Friday, December 11, 2020

What's at Stake? How to Ratchet Up the (Necessary) Tension in Your Book

Stories tell about dilemmas--someone facing a problem, someone learning, someone solving a mystery, someone growing. Dilemma is that question or quest your book addresses, small or large. Whether it's the best method of growing a bonsai garden or learning who killed the victim in a murder mystery or figuring out a new identity after a great loss, dilemma, also known as the dramatic arc, forms the path your reader travels through your book.

Without strong dilemma, there’s no story. Another way to look at this is to ask the question: What's at stake in my story?

What's at stake applies to two levels of your book: the outer story and the inner story. Here's an example from a few years ago, told to me by my student Chris.

Chris was writing the story of her grandmother’s life, but she wasn’t happy
with the slow pace of her story. She came to my storyboarding class and got a chance to both brainstorm the ideas she had and refine them. Chris’s storyboard showed many lovely moments in her grandmother's life. But few showed conflict.

Absolutely, her grandmother lived an interesting life, well worth writing about. But her story, mostly preserved in family letters seemed too perfect, Chris told me.

One great technique I learned early in my writing career is the image board. Many published writers use this, Sue Monk Kidd, of The Secret Life of Bees, being the most well-known, at least to me. Kidd started her image board for that novel with one picture and the entire story grew from it. I suggested Chris try an image board of her grandmother’s life, what she knew of it. Her grandmother had died when Chris was nine, but she’d been Chris’s primary caretaker until then.
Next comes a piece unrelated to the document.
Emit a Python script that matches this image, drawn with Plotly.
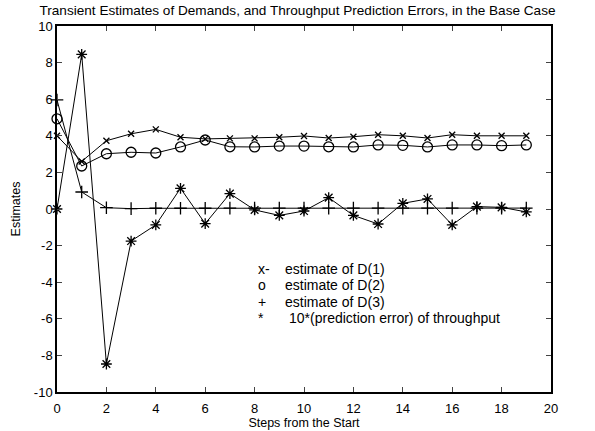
import plotly.graph_objects as go

steps = list(range(20))
d1 = [4.0, 2.6, 3.73, 4.11, 4.35, 3.92, 3.83, 3.86, 3.86, 3.92, 3.99, 3.88, 3.95, 4.06, 4.0, 3.88, 4.06, 4.0, 4.0, 4.0]
d2 = [4.93, 2.35, 3.02, 3.1, 3.06, 3.39, 3.77, 3.4, 3.39, 3.44, 3.44, 3.4, 3.39, 3.5, 3.48, 3.39, 3.5, 3.5, 3.46, 3.5]
d3 = [5.96, 0.93, 0.07, 0.02, 0.04, 0.04, 0.04, 0.05, 0.05, 0.05, 0.05, 0.05, 0.05, 0.05, 0.05, 0.05, 0.05, 0.05, 0.05, 0.05]
err = [0.0, 8.45, -8.47, -1.75, -0.87, 1.13, -0.8, 0.84, -0.05, -0.35, -0.11, 0.62, -0.35, -0.82, 0.31, 0.55, -0.87, 0.13, 0.09, -0.16]

legend_marks = ["x-", "o", "+", "*"]
legend_texts = ["estimate of D(1)", "estimate of D(2)", "estimate of D(3)", "10*(prediction error) of throughput"]

x_ticks = list(range(0, 21, 2))
y_ticks = list(range(-10, 11, 2))
y_ticktext = [str(v) for v in y_ticks]

W, H = 595, 431
ML, MR, MT, MB = 57, 44, 26, 39

fig = go.Figure()
series = [
    (d1, "x-thin-open", 6),
    (d2, "circle-open", 10),
    (d3, "cross-thin-open", 9),
    (err, "asterisk-open", 9),
]
for ys, sym, sz in series:
    fig.add_trace(go.Scatter(
        x=steps, y=ys, mode="lines+markers",
        line=dict(color="black", width=1),
        marker=dict(symbol=sym, size=sz, color="black", line=dict(color="black", width=1.3)),
        showlegend=False, cliponaxis=False,
    ))

font = "Liberation Sans, Arial, sans-serif"
fig.update_layout(
    width=W, height=H,
    margin=dict(l=ML, r=MR, t=MT, b=MB),
    paper_bgcolor="white", plot_bgcolor="white",
    font=dict(family=font, color="black", size=12),
    title=dict(text="Transient Estimates of Demands, and Throughput Prediction Errors, in the Base Case",
               x=0.5, xref="container", xanchor="center",
               y=1 - 10 / H, yref="container", yanchor="middle",
               font=dict(size=13.6, family=font, color="black")),
    xaxis=dict(range=[0, 20], tickvals=x_ticks, ticks="inside", ticklen=5, tickwidth=1,
               showline=True, linecolor="black", linewidth=1.5, mirror="ticks",
               showgrid=False, zeroline=False, tickfont=dict(size=13), ticklabelstandoff=4,
               automargin=False,
               title=dict(text="Steps from the Start", font=dict(size=12.5), standoff=0)),
    yaxis=dict(range=[-10, 10], tickvals=y_ticks, ticktext=y_ticktext, ticks="inside", ticklen=5, tickwidth=1,
               showline=True, linecolor="black", linewidth=1.5, mirror="ticks",
               showgrid=False, zeroline=False, tickfont=dict(size=13), automargin=False,
               title=dict(text="Estimates", font=dict(size=12.5), standoff=10)),
)

pw = W - ML - MR
ph = H - MT - MB
row_y = [268.5, 285, 301.5, 318]
mark_x = 256
text_x = [283, 283, 283, 287]
for i in range(4):
    py = 1 - (row_y[i] - MT) / ph
    fig.add_annotation(x=(mark_x - ML) / pw, y=py, xref="paper", yref="paper",
                       text=legend_marks[i], showarrow=False, xanchor="left", yanchor="middle",
                       font=dict(size=14, family=font, color="black"))
    fig.add_annotation(x=(text_x[i] - ML) / pw, y=py, xref="paper", yref="paper",
                       text=legend_texts[i], showarrow=False, xanchor="left", yanchor="middle",
                       font=dict(size=14, family=font, color="black"))

fig.write_html("out.html")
Chris went through the letters again and old family photos. Then she put these documents aside and turned to her intuition.

She gathered a stack of magazines and spent an hour tearing out any images that spoke to her of her grandmother’s life. Then she arranged them on a large sheet of paper. This is when the central dilemma began to reveal itself.

For some reason Chris pasted a beautiful garden next to a car accident, then a fallen bird near a sunny kitchen. Why the opposing images? She tried to recall conversations about her grandmother’s past, before her marriage. Were there secrets she didn’t know about?

Chris decided to call up an elderly aunt and interview her. Chris learned that her grandmother had given birth to an illegitimate child when she was very young, and that child was given up for adoption. This explained the persistent sadness Chris always felt from her grandmother, and the disjointed collage images suddenly made sense. Chris now knew the central dilemma of her grandmother’s story and how she could write her book around it.

When she told me about this, it seemed amazing--but it's also happened in my books and in others'. We have to dig to find out what's at stake; it sometimes is not apparent when we begin our book journey.

External and Internal Dilemma
Most dilemmas arise from external circumstances thrust upon a person. An external dilemma nearly always lead to an internal dilemma, and if you have both, it strengthens the book even more. Chris’s grandmother was forced to give up her baby—an external dilemma that Chris learned about from her elderly aunt.

But her grandmother's life-long feelings of guilt were the internal dilemma, which brought on the persistent sadness and colored her every day. Unresolved conflict always festered beneath all the gardening, cooking, and bird-watching that her grandmother described in her letters.

Our jobs, as writers, is to sleuth this out. Some call this the wound--a past event that causes the conflict today.

Holding your characters or narrator in pleasant circumstances does not a story make. But writing dilemma requires us to tolerate risk, deal with conflict—even if it’s only on the page.

Here's a short writing exercise that can help you decide what's at stake, then ratchet up your story tension by exploring it more deeply.

Make a list of potential conflicts in your book. What kinds of trouble might people get themselves into?

If you’re writing fiction or memoir, list desires and difficulties for each of your main characters.

For nonfiction (such as how-to books), make a list of possible problems that readers might encounter and how your book solves or addresses them.

Then pick one problem and free write about it for 20 minutes. Allow the nonlinear side of your creative self to explore it.

If you want, create a scene or section in your book where someone faces this problem. What happens?

It's often helpful, after you try the exercise, to reflect on how it went, for you. Did you notice anything in your own body as you wrote about conflict? Tense shoulders? Headache?

Sometimes, it's hard for writers to bring conflict to the page because they have to experience it themselves en route. And after this past year, who needs more? But it continues to be an essential part of storytelling.

I find writing conflict a kind of catharsis. It can release tension instead of creating more, if I put those body sensations into my characters.